Table 10, Table 11 and Table 12 report numerical results on the average accuracy of the algorithms computed by the Best and Mean metrics under the CBF23 dataset, the CEC2017 suite, and the CEC2019 suite, respectively. The algorithms are arranged in descending order based on the Mean criterion. Regarding the Best criterion, AGRO ranks as the third-best method on the CBF23 suite, and second best method on the CEC2017 and CEC2019 datasets. In terms of the Mean criterion, AGRO exhibits superior performance, by the top position in any dataset. Among competitor algorithms, BSLO, GRO, INFO, and PSO also demonstrate notable performance results.

These experimental findings, highlighted by the dominant performance of AGRO regarding the Mean and Standard Deviation criteria, demonstrate the robustness and ability to converge to the global optimum of the AGRO algorithm. Hereafter, we present more detailed results regarding the performance of the AGRO algorithm against ten state-of-the-art metaheuristics on each function of the three suites.

4.3.1. Results on Classical Benchmark Functions

The performance of the best comparative algorithms on the 23 classical benchmark functions (CBF23) is presented analytically in Table 13 and in Figure 6, via the average Rank that is computed on the Mean metric. As illustrated in Table 13, which presents the results of the five top-performing algorithms, AGRO demonstrates high exploitation capabilities. Specifically, it achieves optimal results in seven out of the ten Fixed-dimension Multimodal functions (refer to Table 4). Furthermore, the analysis of Figure 6 highlights the robustness of the proposed method, since AGRO attains high-performance results with an accuracy exceeding $95\%$ (based on the Mean metric) in 22 out of the 23 functions. BLSO achieves optimal results on all Unimodal Classical Benchmark functions (refer to Table 2) and Multimodal Classical Benchmark functions (refer to Table 3).

4.3.2. Results on CEC2017 Suite

The CEC2017 benchmark introduces greater complexity with shifted, rotated, hybrid, and composition functions. The performance of the best comparative algorithms on the CEC2017 benchmark is presented analytically in Table 14 and in Figure 7, based on the average Rank that is computed on the mean metric. As illustrated in Table 14, which summarizes the results of the top five methods, AGRO achieves the best results in 6 out of the 29 functions and secures the second-best position in 16 out of the 29 functions. Furthermore, the analysis of Figure 7 highlights the robustness of the proposed method. AGRO attains high-performance results with an accuracy exceeding $97\%$ (based on the Mean metric) in 26 out of the 29 functions. Similarly, GRO exhibits strong performance, reaching comparable accuracy levels in 24 out of the 29 functions.

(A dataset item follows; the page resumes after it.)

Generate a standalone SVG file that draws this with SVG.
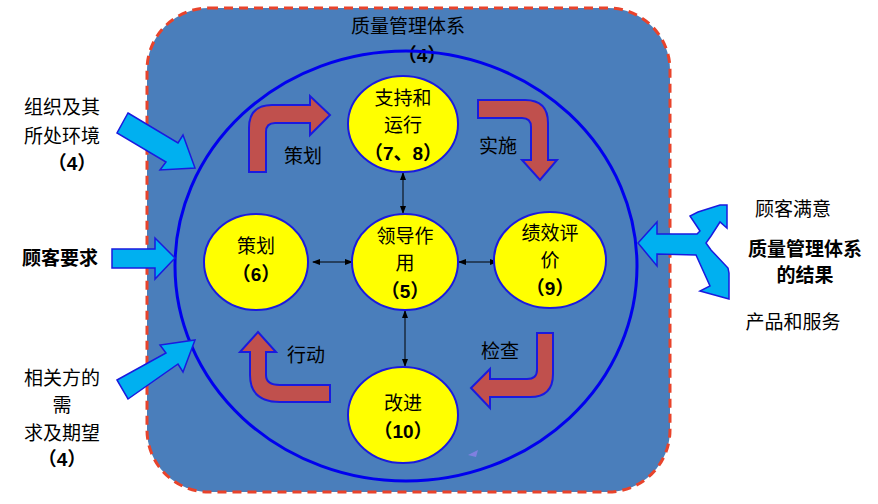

4.3.3. Results on CEC2019 Suite

The CEC2019 benchmark tests the algorithms’ ability to locate the global optimum with extreme precision. The performance of the best comparative algorithms on the CEC2019 suite is presented analytically in Table 15 and in Figure 8, based on the average Rank that is computed on the mean metric. As illustrated in Table 15, which presents the results of the five top-performing algorithms, AGRO achieves best results in four out of the ten functions. Furthermore, the analysis of Figure 7 highlights the robustness of the proposed method, since AGRO attains high-performance results with an accuracy exceeding $99\%$ (based on the Mean metric) in eight out of the ten functions. GRO also achieves high performance results with accuracy exceeding $99\%$ (based on the Mean metric) in seven out of ten functions.

5. Conclusions

In this paper, a novel metaheuristic algorithm named Adaptive Gold Rush Optimizer (AGRO) was proposed as a substantial evolution of the standard Gold Rush Optimizer (GRO). The primary motivation behind AGRO was to address the structural limitations of GRO, specifically the inherent bias towards zero coordinates and the static nature of its strategy selection process. To this end, AGRO introduced fundamental modifications to the search equations and incorporated a dynamic strategy selection mechanism that adaptively prioritizes the most effective search behaviors (Migration, Collaboration, or Panning) based on their real-time contribution to the solution quality.

The performance of AGRO was evaluated against ten state-of-the-art algorithms, including the original GRO, BLSO, PSO, INFO, BLSO, GWO and other recent metaheuristics, across three diverse benchmark suites: the 23 Classical Benchmark Functions (CBF23), the CEC2017 suite, and the CEC2019 suite. The experimental results demonstrated that AGRO exhibits superior robustness and efficiency. Specifically:

• In terms of exploration, AGRO successfully avoided premature convergence in complex multimodal landscapes of CBF23 and CEC2017, significantly outperforming algorithms with static parameters.
• In terms of exploitation and precision, the algorithm achieved remarkable accuracy in the CEC2019 dataset, often locating the global optimum with high precision where other methods stagnated.
• Comparative analysis confirmed that AGRO consistently achieved the lowest average rank and highest accuracy across the majority of test functions, validating the effectiveness of the proposed adaptive mechanism.

Furthermore, the qualitative analysis revealed that the dynamic probability update allows the algorithm to fluidly shift between exploration and exploitation, ensuring that the prospectors focus on the most promising regions of the search space.

Future research directions will focus on applying AGRO to complex real-world engineering design problems and constrained optimization tasks. Additionally, since the proposed adaptive strategy selection mechanism is generic, its integration into other metaheuristic frameworks to enhance their adaptability and performance constitutes a promising avenue for future study.